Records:
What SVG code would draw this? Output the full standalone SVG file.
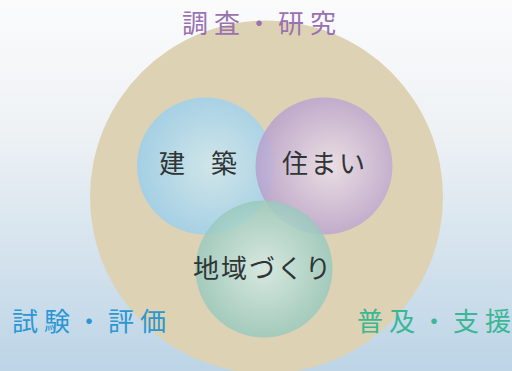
<svg xmlns="http://www.w3.org/2000/svg" width="512" height="371" viewBox="0 0 512 371">
<style>
.lbl{font-family:"Noto Sans CJK JP","Noto Sans CJK SC",sans-serif;font-size:26px}
.in{font-family:"Noto Sans CJK JP","Noto Sans CJK SC",sans-serif;font-size:26px;fill:#2f3436}
</style>
<defs>
<linearGradient id="bg" x1="0" y1="0" x2="0" y2="1">
<stop offset="0" stop-color="#fbfbfc"/>
<stop offset="0.35" stop-color="#eef2f5"/>
<stop offset="1" stop-color="#bcd4e6"/>
</linearGradient>
<radialGradient id="gb" cx="0.55" cy="0.5" r="0.55">
<stop offset="0" stop-color="#cfe7ee"/>
<stop offset="1" stop-color="#9fcfe8"/>
</radialGradient>
<radialGradient id="gp" cx="0.55" cy="0.5" r="0.55">
<stop offset="0" stop-color="#ece0ea"/>
<stop offset="1" stop-color="#b79fcd"/>
</radialGradient>
<radialGradient id="gg" cx="0.5" cy="0.5" r="0.55">
<stop offset="0" stop-color="#d6ebe6"/>
<stop offset="1" stop-color="#93c6b9"/>
</radialGradient>
</defs>
<rect width="512" height="371" fill="url(#bg)"/>
<g id="outer"><circle cx="266.5" cy="197" r="176.5" fill="#ddd2b3"/></g>
<g id="kenchiku"><circle cx="205.5" cy="166" r="68.5" fill="url(#gb)" opacity="0.92"/><text class="in" x="159" y="173" xml:space="preserve">建　築</text></g>
<g id="sumai"><circle cx="324" cy="166" r="68.5" fill="url(#gp)" opacity="0.85"/><text class="in" x="282 310.5 339" y="173">住まい</text></g>
<g id="chiiki"><circle cx="264" cy="269" r="68.5" fill="url(#gg)" opacity="0.85"/><text class="in" x="193 221 249 277 305" y="278">地域づくり</text></g>
<g id="labels">
<text class="lbl" x="182 214 246 278 310" y="33" fill="#9a72b2">調査・研究</text>
<text class="lbl" x="12 44 76 108 140" y="331" fill="#2b97d4">試験・評価</text>
<text class="lbl" x="357 389 421 453 485" y="331" fill="#3ab795">普及・支援</text>
</g>
</svg>
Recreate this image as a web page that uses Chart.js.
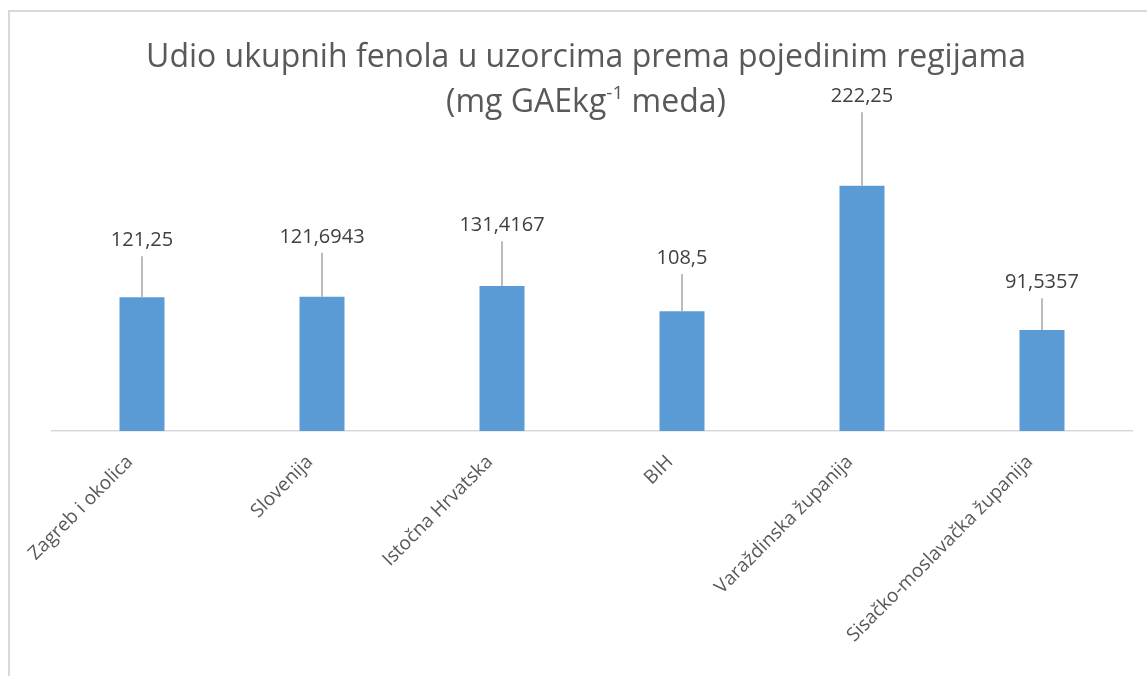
<!DOCTYPE html>
<html>
<head>
<meta charset="utf-8">
<script src="https://cdn.jsdelivr.net/npm/chart.js@4"></script>
<style>
  html, body { margin: 0; padding: 0; background: #fff; }
  #wrap { width: 1147px; height: 676px; position: relative; }
</style>
</head>
<body>
<div id="wrap"><canvas id="myChart" width="1147" height="676"></canvas></div>
<script>
const regions = ["Zagreb i okolica", "Slovenija", "Istočna Hrvatska", "BIH", "Varaždinska županija", "Sisačko-moslavačka županija"];
const means = [121.25, 121.6943, 131.4167, 108.5, 222.25, 91.5357];
const errors = [37.2, 39.9, 40.6, 33.8, 66.6, 28.8];
const valueLabels = ["121,25", "121,6943", "131,4167", "108,5", "222,25", "91,5357"];
const titleLine1 = "Udio ukupnih fenola u uzorcima prema pojedinim regijama";
const titleLine2 = ["(mg GAEkg", "-1", " meda)"];

const FONT = "'Open Sans', 'Noto Sans', sans-serif";

// frame + title drawn by hand (superscript in line 2)
const frameAndTitle = {
  id: "frameAndTitle",
  beforeDraw(chart) {
    const c = chart.ctx;
    c.save();
    c.fillStyle = "#fff";
    c.fillRect(0, 0, chart.width, chart.height);
    c.strokeStyle = "#d9d9d9";
    c.lineWidth = 2;
    c.strokeRect(9, 11, chart.width + 20, chart.height + 20);
    c.restore();
  },
  afterDraw(chart) {
    const c = chart.ctx;
    const cx = 586;
    c.save();
    c.fillStyle = "#595959";
    c.textBaseline = "alphabetic";
    c.font = "32px " + FONT;
    c.textAlign = "center";
    c.fillText(titleLine1, cx, 67);

    // second line with superscript
    const big = "32px " + FONT, small = "19px " + FONT;
    c.font = big;
    const w1 = c.measureText(titleLine2[0]).width;
    const w3 = c.measureText(titleLine2[2]).width;
    c.font = small;
    const w2 = c.measureText(titleLine2[1]).width;
    let x = cx - (w1 + w2 + w3) / 2;
    c.textAlign = "left";
    c.font = big;
    c.fillText(titleLine2[0], x, 112);
    x += w1;
    c.font = small;
    c.fillText(titleLine2[1], x, 99);
    x += w2;
    c.font = big;
    c.fillText(titleLine2[2], x, 112);
    c.restore();
  }
};

// upward error bars with the value printed above them
const errorBars = {
  id: "errorBars",
  afterDatasetsDraw(chart) {
    const c = chart.ctx;
    const y = chart.scales.y;
    const meta = chart.getDatasetMeta(0);
    c.save();
    meta.data.forEach((bar, i) => {
      const top = y.getPixelForValue(means[i] + errors[i]);
      c.strokeStyle = "#a6a6a6";
      c.lineWidth = 1.5;
      c.beginPath();
      c.moveTo(bar.x, bar.y);
      c.lineTo(bar.x, top);
      c.stroke();
      c.fillStyle = "#404040";
      c.font = "20px " + FONT;
      c.textAlign = "center";
      c.textBaseline = "alphabetic";
      c.fillText(valueLabels[i], bar.x, top - 10);
    });
    c.restore();
  }
};

const ctx = document.getElementById("myChart").getContext("2d");
const myChart = new Chart(ctx, {
  type: "bar",
  data: {
    labels: regions,
    datasets: [
      {
        data: means,
        backgroundColor: "#5b9bd5",
        borderWidth: 0,
        categoryPercentage: 1,
        barPercentage: 0.25,
      },
    ],
  },
  options: {
    responsive: false,
    animation: false,
    layout: { padding: { top: 100, left: 52, right: 15, bottom: 0 } },
    plugins: {
      legend: { display: false },
      title: { display: false },
      tooltip: { enabled: false },
    },
    scales: {
      x: {
        grid: { display: false, drawTicks: false },
        border: { display: true, color: "#d9d9d9", width: 1.5 },
        ticks: {
          minRotation: 45,
          maxRotation: 45,
          padding: 20,
          labelOffset: -12,
          color: "#595959",
          font: { family: FONT, size: 19 },
        },
        afterFit(scale) {
          scale.height = 676 - 431;
          scale.paddingLeft = 0;
          scale.paddingRight = 0;
        },
      },
      y: {
        display: false,
        min: 0,
        max: 300,
      },
    },
  },
  plugins: [frameAndTitle, errorBars],
});
</script>
</body>
</html>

## EXERCISE INSTRUCTIONS:
Without the pictures, return all the records precisely as they stand.

## IN RESPONSE:
What SVG code would draw this? Output the full standalone SVG file.
<svg xmlns="http://www.w3.org/2000/svg" width="512" height="371" viewBox="0 0 512 371">
<style>
.lbl{font-family:"Noto Sans CJK JP","Noto Sans CJK SC",sans-serif;font-size:26px}
.in{font-family:"Noto Sans CJK JP","Noto Sans CJK SC",sans-serif;font-size:26px;fill:#2f3436}
</style>
<defs>
<linearGradient id="bg" x1="0" y1="0" x2="0" y2="1">
<stop offset="0" stop-color="#fbfbfc"/>
<stop offset="0.35" stop-color="#eef2f5"/>
<stop offset="1" stop-color="#bcd4e6"/>
</linearGradient>
<radialGradient id="gb" cx="0.55" cy="0.5" r="0.55">
<stop offset="0" stop-color="#cfe7ee"/>
<stop offset="1" stop-color="#9fcfe8"/>
</radialGradient>
<radialGradient id="gp" cx="0.55" cy="0.5" r="0.55">
<stop offset="0" stop-color="#ece0ea"/>
<stop offset="1" stop-color="#b79fcd"/>
</radialGradient>
<radialGradient id="gg" cx="0.5" cy="0.5" r="0.55">
<stop offset="0" stop-color="#d6ebe6"/>
<stop offset="1" stop-color="#93c6b9"/>
</radialGradient>
</defs>
<rect width="512" height="371" fill="url(#bg)"/>
<g id="outer"><circle cx="266.5" cy="197" r="176.5" fill="#ddd2b3"/></g>
<g id="kenchiku"><circle cx="205.5" cy="166" r="68.5" fill="url(#gb)" opacity="0.92"/><text class="in" x="159" y="173" xml:space="preserve">建　築</text></g>
<g id="sumai"><circle cx="324" cy="166" r="68.5" fill="url(#gp)" opacity="0.85"/><text class="in" x="282 310.5 339" y="173">住まい</text></g>
<g id="chiiki"><circle cx="264" cy="269" r="68.5" fill="url(#gg)" opacity="0.85"/><text class="in" x="193 221 249 277 305" y="278">地域づくり</text></g>
<g id="labels">
<text class="lbl" x="182 214 246 278 310" y="33" fill="#9a72b2">調査・研究</text>
<text class="lbl" x="12 44 76 108 140" y="331" fill="#2b97d4">試験・評価</text>
<text class="lbl" x="357 389 421 453 485" y="331" fill="#3ab795">普及・支援</text>
</g>
</svg>
Recreate this image as a web page that uses Chart.js.
<!DOCTYPE html>
<html>
<head>
<meta charset="utf-8">
<script src="https://cdn.jsdelivr.net/npm/chart.js@4"></script>
<style>
  html, body { margin: 0; padding: 0; background: #fff; }
  #wrap { width: 1147px; height: 676px; position: relative; }
</style>
</head>
<body>
<div id="wrap"><canvas id="myChart" width="1147" height="676"></canvas></div>
<script>
const regions = ["Zagreb i okolica", "Slovenija", "Istočna Hrvatska", "BIH", "Varaždinska županija", "Sisačko-moslavačka županija"];
const means = [121.25, 121.6943, 131.4167, 108.5, 222.25, 91.5357];
const errors = [37.2, 39.9, 40.6, 33.8, 66.6, 28.8];
const valueLabels = ["121,25", "121,6943", "131,4167", "108,5", "222,25", "91,5357"];
const titleLine1 = "Udio ukupnih fenola u uzorcima prema pojedinim regijama";
const titleLine2 = ["(mg GAEkg", "-1", " meda)"];

const FONT = "'Open Sans', 'Noto Sans', sans-serif";

// frame + title drawn by hand (superscript in line 2)
const frameAndTitle = {
  id: "frameAndTitle",
  beforeDraw(chart) {
    const c = chart.ctx;
    c.save();
    c.fillStyle = "#fff";
    c.fillRect(0, 0, chart.width, chart.height);
    c.strokeStyle = "#d9d9d9";
    c.lineWidth = 2;
    c.strokeRect(9, 11, chart.width + 20, chart.height + 20);
    c.restore();
  },
  afterDraw(chart) {
    const c = chart.ctx;
    const cx = 586;
    c.save();
    c.fillStyle = "#595959";
    c.textBaseline = "alphabetic";
    c.font = "32px " + FONT;
    c.textAlign = "center";
    c.fillText(titleLine1, cx, 67);

    // second line with superscript
    const big = "32px " + FONT, small = "19px " + FONT;
    c.font = big;
    const w1 = c.measureText(titleLine2[0]).width;
    const w3 = c.measureText(titleLine2[2]).width;
    c.font = small;
    const w2 = c.measureText(titleLine2[1]).width;
    let x = cx - (w1 + w2 + w3) / 2;
    c.textAlign = "left";
    c.font = big;
    c.fillText(titleLine2[0], x, 112);
    x += w1;
    c.font = small;
    c.fillText(titleLine2[1], x, 99);
    x += w2;
    c.font = big;
    c.fillText(titleLine2[2], x, 112);
    c.restore();
  }
};

// upward error bars with the value printed above them
const errorBars = {
  id: "errorBars",
  afterDatasetsDraw(chart) {
    const c = chart.ctx;
    const y = chart.scales.y;
    const meta = chart.getDatasetMeta(0);
    c.save();
    meta.data.forEach((bar, i) => {
      const top = y.getPixelForValue(means[i] + errors[i]);
      c.strokeStyle = "#a6a6a6";
      c.lineWidth = 1.5;
      c.beginPath();
      c.moveTo(bar.x, bar.y);
      c.lineTo(bar.x, top);
      c.stroke();
      c.fillStyle = "#404040";
      c.font = "20px " + FONT;
      c.textAlign = "center";
      c.textBaseline = "alphabetic";
      c.fillText(valueLabels[i], bar.x, top - 10);
    });
    c.restore();
  }
};

const ctx = document.getElementById("myChart").getContext("2d");
const myChart = new Chart(ctx, {
  type: "bar",
  data: {
    labels: regions,
    datasets: [
      {
        data: means,
        backgroundColor: "#5b9bd5",
        borderWidth: 0,
        categoryPercentage: 1,
        barPercentage: 0.25,
      },
    ],
  },
  options: {
    responsive: false,
    animation: false,
    layout: { padding: { top: 100, left: 52, right: 15, bottom: 0 } },
    plugins: {
      legend: { display: false },
      title: { display: false },
      tooltip: { enabled: false },
    },
    scales: {
      x: {
        grid: { display: false, drawTicks: false },
        border: { display: true, color: "#d9d9d9", width: 1.5 },
        ticks: {
          minRotation: 45,
          maxRotation: 45,
          padding: 20,
          labelOffset: -12,
          color: "#595959",
          font: { family: FONT, size: 19 },
        },
        afterFit(scale) {
          scale.height = 676 - 431;
          scale.paddingLeft = 0;
          scale.paddingRight = 0;
        },
      },
      y: {
        display: false,
        min: 0,
        max: 300,
      },
    },
  },
  plugins: [frameAndTitle, errorBars],
});
</script>
</body>
</html>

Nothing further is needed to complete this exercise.